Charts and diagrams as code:
>>>
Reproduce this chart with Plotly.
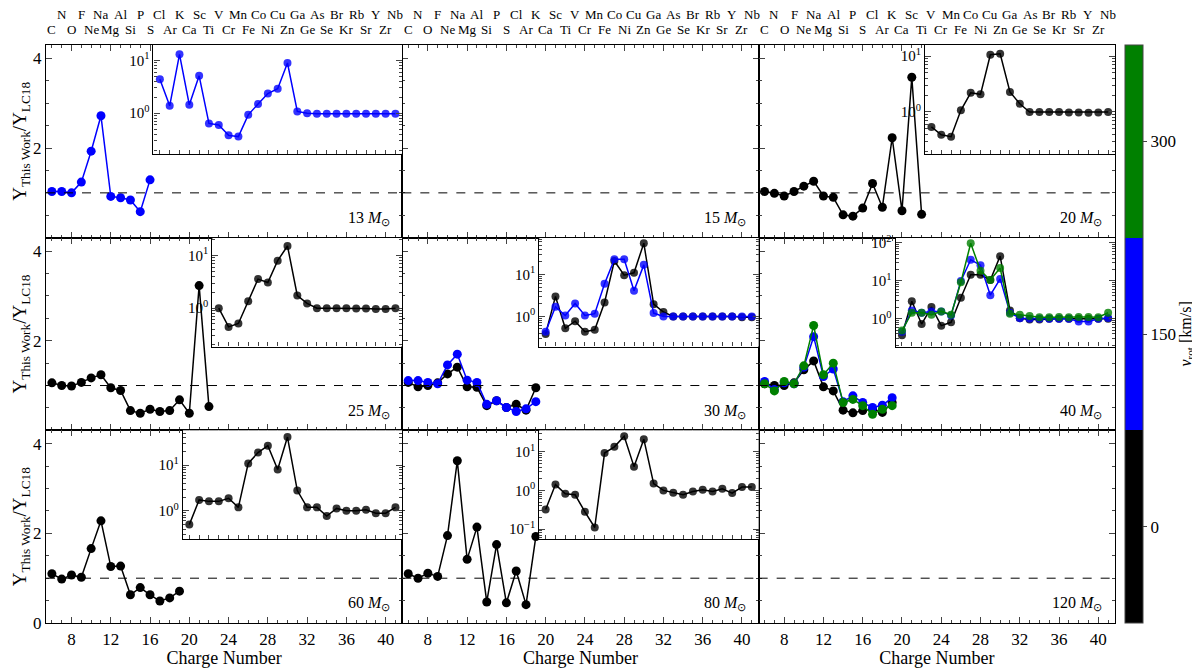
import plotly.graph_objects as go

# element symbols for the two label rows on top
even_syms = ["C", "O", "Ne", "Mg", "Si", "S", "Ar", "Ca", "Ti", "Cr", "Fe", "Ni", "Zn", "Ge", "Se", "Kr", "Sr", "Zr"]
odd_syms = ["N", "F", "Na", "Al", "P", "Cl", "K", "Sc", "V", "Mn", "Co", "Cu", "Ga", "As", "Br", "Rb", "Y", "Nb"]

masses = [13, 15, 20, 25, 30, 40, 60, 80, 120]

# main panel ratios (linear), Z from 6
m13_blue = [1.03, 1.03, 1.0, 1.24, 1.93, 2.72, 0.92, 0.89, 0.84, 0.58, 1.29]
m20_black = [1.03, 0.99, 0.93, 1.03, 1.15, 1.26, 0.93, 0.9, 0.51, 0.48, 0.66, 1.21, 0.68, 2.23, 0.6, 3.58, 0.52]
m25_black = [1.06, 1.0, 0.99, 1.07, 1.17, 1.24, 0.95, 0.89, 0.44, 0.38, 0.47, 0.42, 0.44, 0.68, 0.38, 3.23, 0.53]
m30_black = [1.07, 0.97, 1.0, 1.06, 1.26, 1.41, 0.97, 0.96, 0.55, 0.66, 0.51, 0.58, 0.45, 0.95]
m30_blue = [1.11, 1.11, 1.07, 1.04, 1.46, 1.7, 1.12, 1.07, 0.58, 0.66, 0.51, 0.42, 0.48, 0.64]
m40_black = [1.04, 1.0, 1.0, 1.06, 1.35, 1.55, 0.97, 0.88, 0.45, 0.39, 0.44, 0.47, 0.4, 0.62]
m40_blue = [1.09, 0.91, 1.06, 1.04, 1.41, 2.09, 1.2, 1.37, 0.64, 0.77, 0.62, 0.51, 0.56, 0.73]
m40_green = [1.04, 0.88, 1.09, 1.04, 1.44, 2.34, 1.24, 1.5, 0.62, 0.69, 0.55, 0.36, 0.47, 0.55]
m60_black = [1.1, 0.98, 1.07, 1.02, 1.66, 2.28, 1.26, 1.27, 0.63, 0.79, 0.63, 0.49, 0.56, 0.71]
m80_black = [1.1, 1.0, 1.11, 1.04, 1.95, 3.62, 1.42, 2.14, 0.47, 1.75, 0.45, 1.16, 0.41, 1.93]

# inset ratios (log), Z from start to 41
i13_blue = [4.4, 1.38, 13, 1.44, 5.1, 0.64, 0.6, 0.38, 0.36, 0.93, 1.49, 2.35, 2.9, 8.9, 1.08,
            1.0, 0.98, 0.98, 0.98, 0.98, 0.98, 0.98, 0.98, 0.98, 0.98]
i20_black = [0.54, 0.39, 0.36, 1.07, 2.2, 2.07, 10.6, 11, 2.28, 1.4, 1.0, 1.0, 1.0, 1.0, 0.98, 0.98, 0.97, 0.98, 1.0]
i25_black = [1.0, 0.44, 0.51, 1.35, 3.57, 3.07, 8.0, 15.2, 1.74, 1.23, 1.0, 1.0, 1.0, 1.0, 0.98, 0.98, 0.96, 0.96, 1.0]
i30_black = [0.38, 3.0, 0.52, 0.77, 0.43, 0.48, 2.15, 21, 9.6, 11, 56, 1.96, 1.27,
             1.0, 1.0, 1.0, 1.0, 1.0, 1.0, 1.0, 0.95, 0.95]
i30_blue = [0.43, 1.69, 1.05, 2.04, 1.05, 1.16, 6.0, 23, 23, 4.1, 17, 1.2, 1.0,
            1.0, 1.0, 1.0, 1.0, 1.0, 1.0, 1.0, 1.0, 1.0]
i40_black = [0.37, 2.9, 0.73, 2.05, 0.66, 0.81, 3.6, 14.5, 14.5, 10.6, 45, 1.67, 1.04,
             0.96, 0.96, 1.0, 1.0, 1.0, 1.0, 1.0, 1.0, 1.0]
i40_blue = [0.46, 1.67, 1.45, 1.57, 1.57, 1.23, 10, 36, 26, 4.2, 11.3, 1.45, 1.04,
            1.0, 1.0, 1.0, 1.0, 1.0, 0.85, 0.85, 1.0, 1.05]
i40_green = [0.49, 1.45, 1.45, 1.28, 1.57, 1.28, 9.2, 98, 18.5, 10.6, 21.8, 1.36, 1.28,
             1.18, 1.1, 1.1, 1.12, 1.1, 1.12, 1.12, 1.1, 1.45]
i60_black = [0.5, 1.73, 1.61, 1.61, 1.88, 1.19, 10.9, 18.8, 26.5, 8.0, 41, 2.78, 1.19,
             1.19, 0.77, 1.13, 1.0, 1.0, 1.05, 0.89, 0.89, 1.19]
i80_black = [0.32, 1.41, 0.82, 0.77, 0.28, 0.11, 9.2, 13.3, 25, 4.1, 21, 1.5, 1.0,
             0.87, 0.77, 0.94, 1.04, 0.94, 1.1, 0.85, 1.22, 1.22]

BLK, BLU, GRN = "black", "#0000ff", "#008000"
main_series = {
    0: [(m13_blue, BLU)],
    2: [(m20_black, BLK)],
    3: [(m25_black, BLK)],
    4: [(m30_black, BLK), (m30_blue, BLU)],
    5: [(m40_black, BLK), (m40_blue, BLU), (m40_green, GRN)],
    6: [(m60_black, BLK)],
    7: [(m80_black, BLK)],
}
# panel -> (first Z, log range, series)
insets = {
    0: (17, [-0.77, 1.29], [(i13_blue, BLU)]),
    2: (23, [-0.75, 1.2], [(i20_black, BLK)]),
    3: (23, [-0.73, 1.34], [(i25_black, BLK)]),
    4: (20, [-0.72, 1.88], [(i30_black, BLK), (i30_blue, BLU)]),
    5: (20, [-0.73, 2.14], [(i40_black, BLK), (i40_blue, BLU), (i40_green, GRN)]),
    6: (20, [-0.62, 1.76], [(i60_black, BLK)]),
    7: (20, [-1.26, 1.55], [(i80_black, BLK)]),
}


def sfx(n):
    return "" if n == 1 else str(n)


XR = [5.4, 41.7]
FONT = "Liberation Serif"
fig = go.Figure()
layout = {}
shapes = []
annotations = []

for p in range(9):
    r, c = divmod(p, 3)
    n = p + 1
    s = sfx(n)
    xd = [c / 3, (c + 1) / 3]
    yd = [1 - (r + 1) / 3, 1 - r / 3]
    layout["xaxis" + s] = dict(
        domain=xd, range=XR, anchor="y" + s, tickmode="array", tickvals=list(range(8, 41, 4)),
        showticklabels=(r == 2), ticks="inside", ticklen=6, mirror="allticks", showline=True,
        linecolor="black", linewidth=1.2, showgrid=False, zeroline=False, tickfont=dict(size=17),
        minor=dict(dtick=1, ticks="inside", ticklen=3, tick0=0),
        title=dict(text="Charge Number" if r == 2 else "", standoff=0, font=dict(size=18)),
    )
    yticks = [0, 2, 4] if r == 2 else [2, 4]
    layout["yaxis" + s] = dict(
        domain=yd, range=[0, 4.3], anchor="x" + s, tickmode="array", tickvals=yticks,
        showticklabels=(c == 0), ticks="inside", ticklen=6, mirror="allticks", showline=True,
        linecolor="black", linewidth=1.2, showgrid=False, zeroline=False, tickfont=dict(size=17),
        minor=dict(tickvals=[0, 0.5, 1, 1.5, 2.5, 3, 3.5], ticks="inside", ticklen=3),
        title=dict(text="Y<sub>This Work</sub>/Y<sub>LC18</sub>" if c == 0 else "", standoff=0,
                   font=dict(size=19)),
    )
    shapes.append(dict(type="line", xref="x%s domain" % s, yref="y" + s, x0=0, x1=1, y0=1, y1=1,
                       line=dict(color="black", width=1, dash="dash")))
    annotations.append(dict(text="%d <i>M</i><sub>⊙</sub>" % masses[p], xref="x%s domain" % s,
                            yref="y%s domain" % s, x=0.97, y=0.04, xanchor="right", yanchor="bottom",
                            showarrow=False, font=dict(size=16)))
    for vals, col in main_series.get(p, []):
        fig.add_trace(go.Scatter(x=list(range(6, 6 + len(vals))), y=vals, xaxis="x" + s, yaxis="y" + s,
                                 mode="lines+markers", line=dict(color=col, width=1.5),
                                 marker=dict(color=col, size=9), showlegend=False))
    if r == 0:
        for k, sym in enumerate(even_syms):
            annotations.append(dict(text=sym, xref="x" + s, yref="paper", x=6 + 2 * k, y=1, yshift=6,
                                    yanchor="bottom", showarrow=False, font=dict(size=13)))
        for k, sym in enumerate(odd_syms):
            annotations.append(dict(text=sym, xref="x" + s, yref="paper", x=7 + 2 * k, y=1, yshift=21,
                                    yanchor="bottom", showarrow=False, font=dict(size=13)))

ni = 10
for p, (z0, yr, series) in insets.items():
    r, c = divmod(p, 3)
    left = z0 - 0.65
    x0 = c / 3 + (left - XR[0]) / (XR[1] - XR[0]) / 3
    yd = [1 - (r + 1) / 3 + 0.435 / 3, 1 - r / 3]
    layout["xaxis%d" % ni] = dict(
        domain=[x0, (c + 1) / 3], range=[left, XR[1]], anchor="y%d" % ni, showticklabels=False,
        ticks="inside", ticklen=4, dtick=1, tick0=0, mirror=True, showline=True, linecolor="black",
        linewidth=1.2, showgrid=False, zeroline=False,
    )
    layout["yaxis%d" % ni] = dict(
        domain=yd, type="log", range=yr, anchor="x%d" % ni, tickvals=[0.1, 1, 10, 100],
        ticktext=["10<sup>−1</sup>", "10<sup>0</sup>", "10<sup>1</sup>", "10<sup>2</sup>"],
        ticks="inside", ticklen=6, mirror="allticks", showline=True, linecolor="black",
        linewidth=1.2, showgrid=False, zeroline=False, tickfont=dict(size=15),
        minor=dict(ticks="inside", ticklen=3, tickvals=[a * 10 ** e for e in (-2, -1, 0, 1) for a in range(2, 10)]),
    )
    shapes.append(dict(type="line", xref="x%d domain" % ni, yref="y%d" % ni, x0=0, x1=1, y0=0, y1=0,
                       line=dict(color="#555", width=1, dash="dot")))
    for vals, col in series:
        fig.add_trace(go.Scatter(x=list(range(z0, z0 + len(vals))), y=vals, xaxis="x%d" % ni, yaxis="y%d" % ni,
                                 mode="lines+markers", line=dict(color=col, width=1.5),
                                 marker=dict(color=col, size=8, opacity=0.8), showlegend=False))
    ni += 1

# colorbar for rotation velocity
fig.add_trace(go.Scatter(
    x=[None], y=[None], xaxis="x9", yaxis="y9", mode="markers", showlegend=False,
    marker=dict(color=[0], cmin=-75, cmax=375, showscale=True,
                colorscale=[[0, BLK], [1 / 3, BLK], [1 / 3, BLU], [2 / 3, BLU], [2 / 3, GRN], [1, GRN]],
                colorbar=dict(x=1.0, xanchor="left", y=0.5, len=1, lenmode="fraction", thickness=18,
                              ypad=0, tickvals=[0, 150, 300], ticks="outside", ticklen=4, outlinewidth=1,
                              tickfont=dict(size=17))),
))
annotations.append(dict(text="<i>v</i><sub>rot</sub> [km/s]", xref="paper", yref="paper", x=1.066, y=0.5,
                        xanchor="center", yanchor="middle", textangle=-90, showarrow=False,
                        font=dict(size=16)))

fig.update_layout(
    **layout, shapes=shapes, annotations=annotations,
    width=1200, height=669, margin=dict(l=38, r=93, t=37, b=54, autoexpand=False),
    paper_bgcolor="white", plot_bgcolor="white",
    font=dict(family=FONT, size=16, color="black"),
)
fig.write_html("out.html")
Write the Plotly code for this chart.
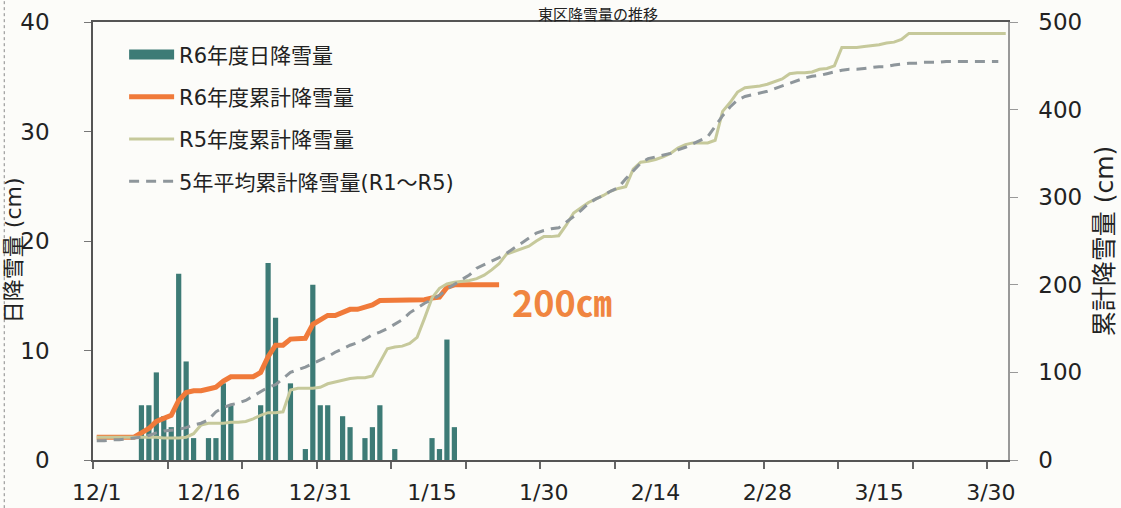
<<<
■ **What to work on**
Reproduce the records word for word, please, from their first line up to and including the line that contains "1.16, 0.41, 1.93]", but no pictures.

■ **Exercise result**
Reproduce this chart with Plotly.
import plotly.graph_objects as go

# element symbols for the two label rows on top
even_syms = ["C", "O", "Ne", "Mg", "Si", "S", "Ar", "Ca", "Ti", "Cr", "Fe", "Ni", "Zn", "Ge", "Se", "Kr", "Sr", "Zr"]
odd_syms = ["N", "F", "Na", "Al", "P", "Cl", "K", "Sc", "V", "Mn", "Co", "Cu", "Ga", "As", "Br", "Rb", "Y", "Nb"]

masses = [13, 15, 20, 25, 30, 40, 60, 80, 120]

# main panel ratios (linear), Z from 6
m13_blue = [1.03, 1.03, 1.0, 1.24, 1.93, 2.72, 0.92, 0.89, 0.84, 0.58, 1.29]
m20_black = [1.03, 0.99, 0.93, 1.03, 1.15, 1.26, 0.93, 0.9, 0.51, 0.48, 0.66, 1.21, 0.68, 2.23, 0.6, 3.58, 0.52]
m25_black = [1.06, 1.0, 0.99, 1.07, 1.17, 1.24, 0.95, 0.89, 0.44, 0.38, 0.47, 0.42, 0.44, 0.68, 0.38, 3.23, 0.53]
m30_black = [1.07, 0.97, 1.0, 1.06, 1.26, 1.41, 0.97, 0.96, 0.55, 0.66, 0.51, 0.58, 0.45, 0.95]
m30_blue = [1.11, 1.11, 1.07, 1.04, 1.46, 1.7, 1.12, 1.07, 0.58, 0.66, 0.51, 0.42, 0.48, 0.64]
m40_black = [1.04, 1.0, 1.0, 1.06, 1.35, 1.55, 0.97, 0.88, 0.45, 0.39, 0.44, 0.47, 0.4, 0.62]
m40_blue = [1.09, 0.91, 1.06, 1.04, 1.41, 2.09, 1.2, 1.37, 0.64, 0.77, 0.62, 0.51, 0.56, 0.73]
m40_green = [1.04, 0.88, 1.09, 1.04, 1.44, 2.34, 1.24, 1.5, 0.62, 0.69, 0.55, 0.36, 0.47, 0.55]
m60_black = [1.1, 0.98, 1.07, 1.02, 1.66, 2.28, 1.26, 1.27, 0.63, 0.79, 0.63, 0.49, 0.56, 0.71]
m80_black = [1.1, 1.0, 1.11, 1.04, 1.95, 3.62, 1.42, 2.14, 0.47, 1.75, 0.45, 1.16, 0.41, 1.93]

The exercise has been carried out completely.